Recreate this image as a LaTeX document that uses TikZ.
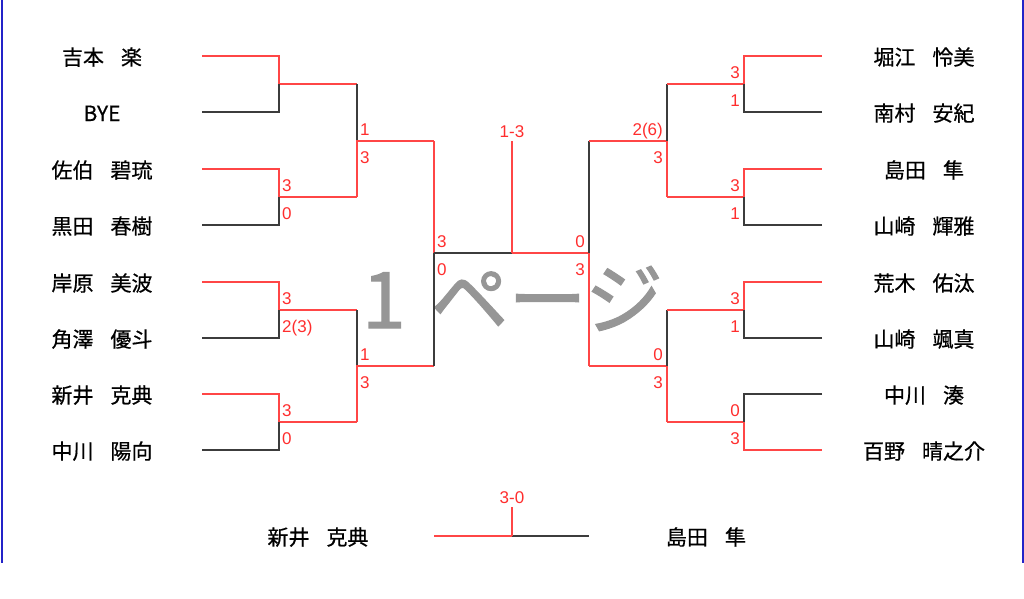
\documentclass[tikz,border=0pt]{standalone}
\usepackage{fontspec}
\setmainfont{Liberation Sans}
\newfontfamily\jp[FakeBold=0.6]{Noto Sans CJK JP}
\newfontfamily\jpwm[FakeBold=1.5]{Noto Sans CJK JP}
\newcommand\nsp{\hspace{17pt}}
\definecolor{winred}{RGB}{255,70,70}
\definecolor{scorered}{RGB}{255,45,45}
\definecolor{losegray}{RGB}{60,60,60}
\definecolor{frameblue}{RGB}{35,35,200}
\definecolor{wmgray}{RGB}{150,150,150}
\tikzset{
  win/.style={draw=winred, line width=1.1pt},
  lose/.style={draw=losegray, line width=1.1pt},
  pname/.style={font=\jp\fontsize{21}{21}\selectfont, inner sep=0pt, anchor=base},
  sc/.style={font=\fontsize{17}{17}\selectfont, text=scorered, inner sep=0pt},
  scAL/.style={sc, anchor=base west, xshift=3pt, yshift=6pt},
  scBL/.style={sc, anchor=base west, xshift=3pt, yshift=-22pt},
  scAR/.style={sc, anchor=base east, xshift=-4pt, yshift=6pt},
  scBR/.style={sc, anchor=base east, xshift=-4pt, yshift=-22pt},
  wmark/.style={font=\jpwm\fontsize{78}{78}\selectfont, text=wmgray, inner sep=0pt, anchor=base west},
  frame/.style={draw=frameblue, line width=2pt}
}
\begin{document}
\begin{tikzpicture}[x=1pt,y=-1pt]
\useasboundingbox (0,0) rectangle (1024,598);
% watermark
\node[wmark] (wm) at (362,328) {1\hspace{25pt}ページ};
% frame lines
\coordinate (FLt) at (1.5,0); \coordinate (FLb) at (1.5,563);
\coordinate (FRt) at (1022.5,0); \coordinate (FRb) at (1022.5,563);
\draw[frame] (FLt) -- (FLb);
\draw[frame] (FRt) -- (FRb);
% coordinates
\foreach \i/\y in {1/56,2/112,3/169,4/225,5/282,6/338,7/394,8/450}{
  \coordinate (LA\i) at (202,\y); \coordinate (LB\i) at (279,\y);
  \coordinate (RA\i) at (822,\y); \coordinate (RB\i) at (744,\y);
}
\foreach \i/\y in {1/84,2/197,3/310,4/422}{
  \coordinate (LJ\i) at (279,\y); \coordinate (LK\i) at (357,\y);
  \coordinate (RJ\i) at (744,\y); \coordinate (RK\i) at (667,\y);
}
\foreach \i/\y in {1/141,2/366}{
  \coordinate (LM\i) at (357,\y); \coordinate (LN\i) at (434,\y);
  \coordinate (RM\i) at (667,\y); \coordinate (RN\i) at (589,\y);
}
\coordinate (LF) at (434,253); \coordinate (C) at (512,253);
\coordinate (RF) at (589,253); \coordinate (CT) at (512,141);
\coordinate (BL) at (434,536); \coordinate (BC) at (512,536);
\coordinate (BR) at (589,536); \coordinate (BT) at (512,507);
% left bracket
\draw[win] (LA1) -- (LB1) -- (LJ1) -- (LK1);
\draw[lose] (LA2) -- (LB2) -- (LJ1);
\draw[win] (LA3) -- (LB3) -- (LJ2) -- (LK2);
\draw[lose] (LA4) -- (LB4) -- (LJ2);
\draw[win] (LA5) -- (LB5) -- (LJ3) -- (LK3);
\draw[lose] (LA6) -- (LB6) -- (LJ3);
\draw[win] (LA7) -- (LB7) -- (LJ4) -- (LK4);
\draw[lose] (LA8) -- (LB8) -- (LJ4);
\draw[lose] (LK1) -- (LM1);
\draw[win] (LK2) -- (LM1) -- (LN1);
\draw[lose] (LK3) -- (LM2);
\draw[win] (LK4) -- (LM2) -- (LN2);
\draw[win] (LN1) -- (LF);
\draw[lose] (LF) -- (LN2);
% centre
\draw[lose] (LF) -- (C);
\draw[win] (C) -- (RF);
\draw[win] (C) -- (CT);
% right bracket
\draw[lose] (RF) -- (RN1);
\draw[win] (RF) -- (RN2);
\draw[win] (RN1) -- (RM1) -- (RK2);
\draw[lose] (RM1) -- (RK1);
\draw[win] (RN2) -- (RM2) -- (RK4);
\draw[lose] (RM2) -- (RK3);
\draw[win] (RK1) -- (RJ1) -- (RB1) -- (RA1);
\draw[lose] (RA2) -- (RB2) -- (RJ1);
\draw[win] (RK2) -- (RJ2) -- (RB3) -- (RA3);
\draw[lose] (RA4) -- (RB4) -- (RJ2);
\draw[win] (RK3) -- (RJ3) -- (RB5) -- (RA5);
\draw[lose] (RA6) -- (RB6) -- (RJ3);
\draw[win] (RK4) -- (RJ4) -- (RB8) -- (RA8);
\draw[lose] (RA7) -- (RB7) -- (RJ4);
% bottom match
\draw[win] (BL) -- (BC);
\draw[lose] (BC) -- (BR);
\draw[win] (BC) -- (BT);
% names
\foreach \i/\y/\t in {1/56/吉本\nsp 楽,2/112/BYE,3/169/佐伯\nsp 碧琉,4/225/黒田\nsp 春樹,5/282/岸原\nsp 美波,6/338/角澤\nsp 優斗,7/394/新井\nsp 克典,8/450/中川\nsp 陽向}{
  \node[pname] (nL\i) at (102,\y+9) {\t};
}
\foreach \i/\y/\t in {1/56/堀江\nsp 怜美,2/112/南村\nsp 安紀,3/169/島田\nsp 隼,4/225/山崎\nsp 輝雅,5/282/荒木\nsp 佑汰,6/338/山崎\nsp 颯真,7/394/中川\nsp 湊,8/450/百野\nsp 晴之介}{
  \node[pname] (nR\i) at (924,\y+9) {\t};
}
\node[pname] (nBL) at (318,545) {新井\nsp 克典};
\node[pname] (nBR) at (706,545) {島田\nsp 隼};
% scores left
\node[scAL] (sLJ2a) at (LJ2) {3};  \node[scBL] (sLJ2b) at (LJ2) {0};
\node[scAL] (sLJ3a) at (LJ3) {3};  \node[scBL] (sLJ3b) at (LJ3) {2(3)};
\node[scAL] (sLJ4a) at (LJ4) {3};  \node[scBL] (sLJ4b) at (LJ4) {0};
\node[scAL] (sLM1a) at (LM1) {1};  \node[scBL] (sLM1b) at (LM1) {3};
\node[scAL] (sLM2a) at (LM2) {1};  \node[scBL] (sLM2b) at (LM2) {3};
\node[scAL] (sLFa) at (LF) {3};    \node[scBL] (sLFb) at (LF) {0};
% scores right
\node[scAR] (sRFa) at (RF) {0};    \node[scBR] (sRFb) at (RF) {3};
\node[scAR] (sRM1a) at (RM1) {2(6)}; \node[scBR] (sRM1b) at (RM1) {3};
\node[scAR] (sRM2a) at (RM2) {0};  \node[scBR] (sRM2b) at (RM2) {3};
\node[scAR] (sRJ1a) at (RJ1) {3};  \node[scBR] (sRJ1b) at (RJ1) {1};
\node[scAR] (sRJ2a) at (RJ2) {3};  \node[scBR] (sRJ2b) at (RJ2) {1};
\node[scAR] (sRJ3a) at (RJ3) {3};  \node[scBR] (sRJ3b) at (RJ3) {1};
\node[scAR] (sRJ4a) at (RJ4) {0};  \node[scBR] (sRJ4b) at (RJ4) {3};
% match results
\node[sc, anchor=base] (res1) at (512,137) {1-3};
\node[sc, anchor=base] (res2) at (512,503) {3-0};
\end{tikzpicture}
\end{document}
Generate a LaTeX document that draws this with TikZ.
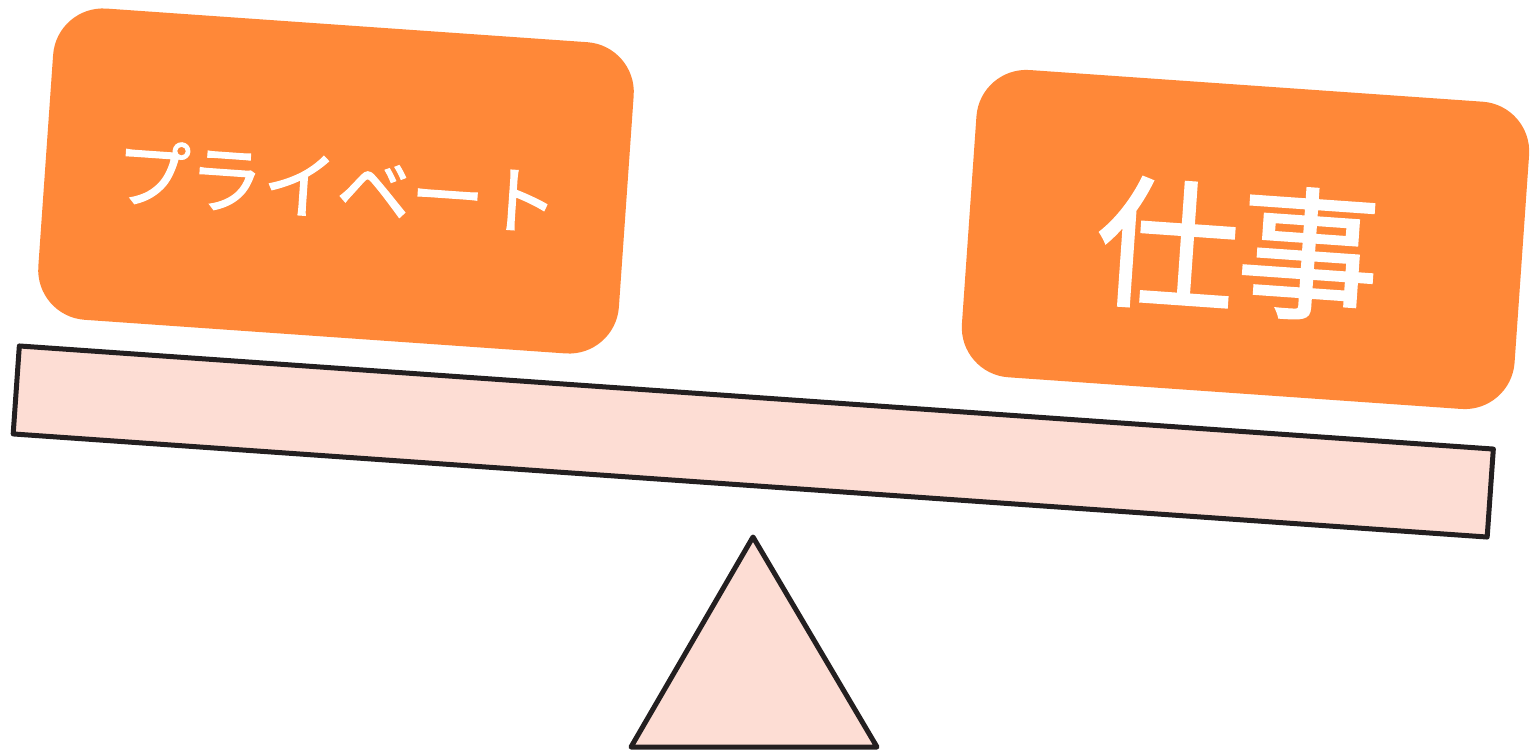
\documentclass[tikz,border=0pt]{standalone}
\usepackage{fontspec}
\newfontfamily\jpfont{Noto Sans CJK JP}[FakeBold=1.6]
\usetikzlibrary{positioning}
\definecolor{cardorange}{RGB}{255,136,56}
\definecolor{softpink}{RGB}{253,221,212}
\definecolor{edgeblack}{RGB}{35,31,32}
\tikzset{
  card/.style={fill=cardorange,rounded corners=50pt,inner sep=0pt,rotate=-4},
  cardlabel/.style={text=white,inner sep=0pt,rotate=-4},
  beam/.style={draw=edgeblack,fill=softpink,line width=5pt,line join=round,
    inner sep=0pt,rotate=-4},
  fulcrum/.style={draw=edgeblack,fill=softpink,line width=5pt,line join=round}
}

\begin{document}
\begin{tikzpicture}[x=1pt,y=-1pt]
  \useasboundingbox (0,0) rectangle (1534,751);
  % pans
  \node[card,minimum width=582pt,minimum height=312pt] (private) at (336,181) {};
  \node[card,minimum width=554pt,minimum height=308pt] (work) at (1245.5,239.5) {};
  \node[cardlabel,font=\jpfont\fontsize{74}{80}\selectfont] (privatetext) at (337,186) {プライベート};
  \node[cardlabel,font=\jpfont\fontsize{142}{150}\selectfont] (worktext) at (1238,249) {仕事};
  % seesaw
  \node[beam,minimum width=1477.6pt,minimum height=88.2pt] (plank) at (753.25,441.5) {};
  \coordinate (apex) at (753,537);
  \coordinate (baseleft) at (631,747);
  \coordinate (baseright) at (877,747);
  \draw[fulcrum] (apex) -- (baseright) -- (baseleft) -- cycle;
\end{tikzpicture}
\end{document}
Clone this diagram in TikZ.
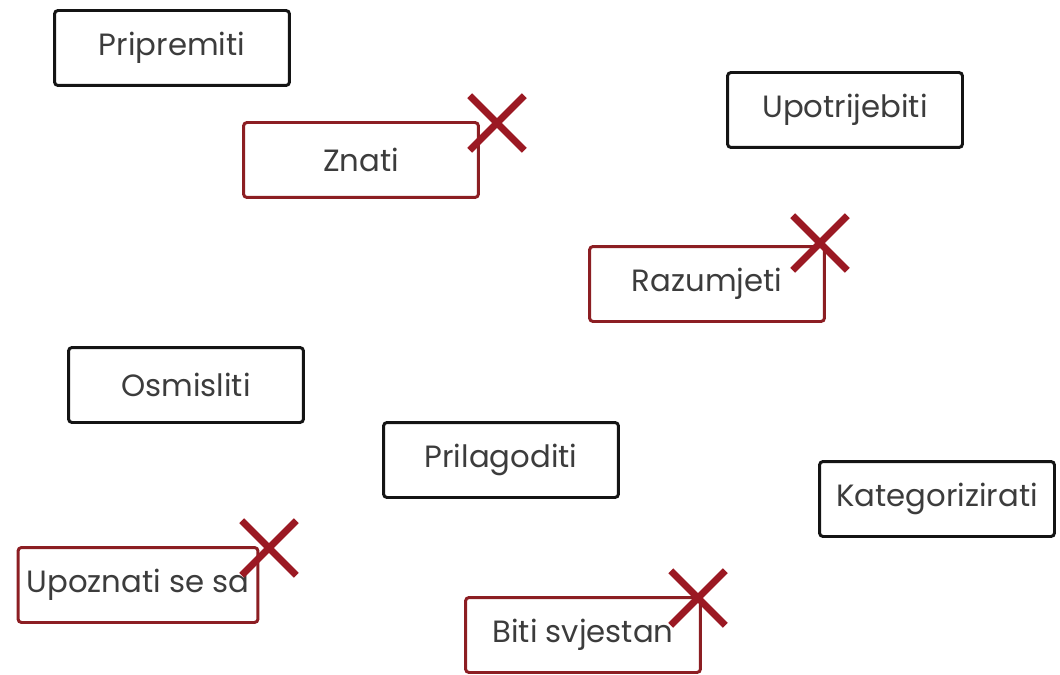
\documentclass[tikz,border=0pt]{standalone}
\usepackage{fontspec}
\setmainfont{Poppins}
\usetikzlibrary{shapes.misc}
\definecolor{inkblack}{RGB}{20,20,20}
\definecolor{inkred}{RGB}{140,30,35}
\definecolor{crossred}{RGB}{155,25,35}
\definecolor{textgrey}{RGB}{60,60,60}
\tikzset{
    verb/.style={
        draw=#1,line width=1.7pt,rounded corners=2pt,
        minimum width=4.7cm,minimum height=1.5cm,inner sep=0pt,
        align=center,text=textgrey,font=\fontsize{17.5}{21}\selectfont
    },
    verb/.default=inkblack,
    crossx/.style={
        cross out,draw=crossred,line width=4pt,
        minimum size=0.95cm,inner sep=0pt
    }
}
\begin{document}
\begin{tikzpicture}[x=0.02cm,y=-0.02cm]
\useasboundingbox (0,0) rectangle (1060,675);

% black boxes
\node[verb] (pripremiti) at (172,48) {Pripremiti};
\node[verb] (upotrijebiti) at (845,110) {Upotrijebiti};
\node[verb] (osmisliti) at (186,385) {Osmisliti};
\node[verb] (prilagoditi) at (501,460) {Prilagoditi};
\node[verb] (kategorizirati) at (937,499) {Kategorizirati};

% red boxes
\node[verb=inkred] (znati) at (361,160) {Znati};
\node[verb=inkred] (razumjeti) at (707,284) {Razumjeti};
\node[verb=inkred,minimum width=4.8cm] (upoznati) at (138,585) {Upoznati se sa};
\node[verb=inkred] (biti) at (583,635) {Biti svjestan};

% crosses
\node[crossx] (xznati) at (497,123) {};
\node[crossx] (xrazumjeti) at (820,243) {};
\node[crossx] (xupoznati) at (269,548) {};
\node[crossx] (xbiti) at (698,598) {};

\end{tikzpicture}
\end{document}
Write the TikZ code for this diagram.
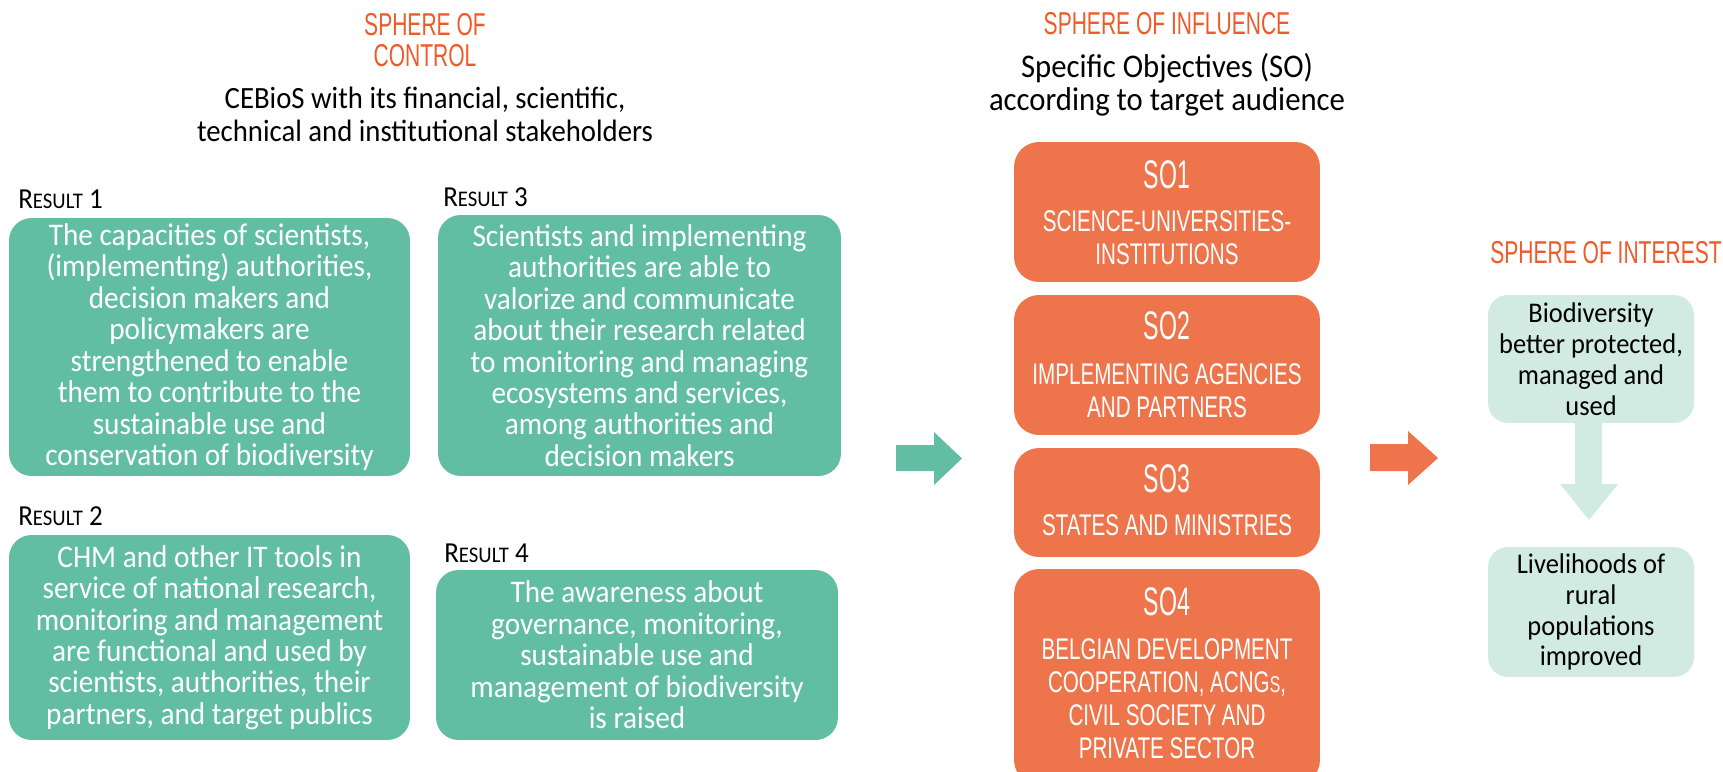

**Your task**
Lines holding the word "that" in the entries above are the ones to pull out. Copy them all.

**Correct answer**
Recreate this image as a LaTeX document that uses TikZ.
Generate a LaTeX document that draws this with TikZ.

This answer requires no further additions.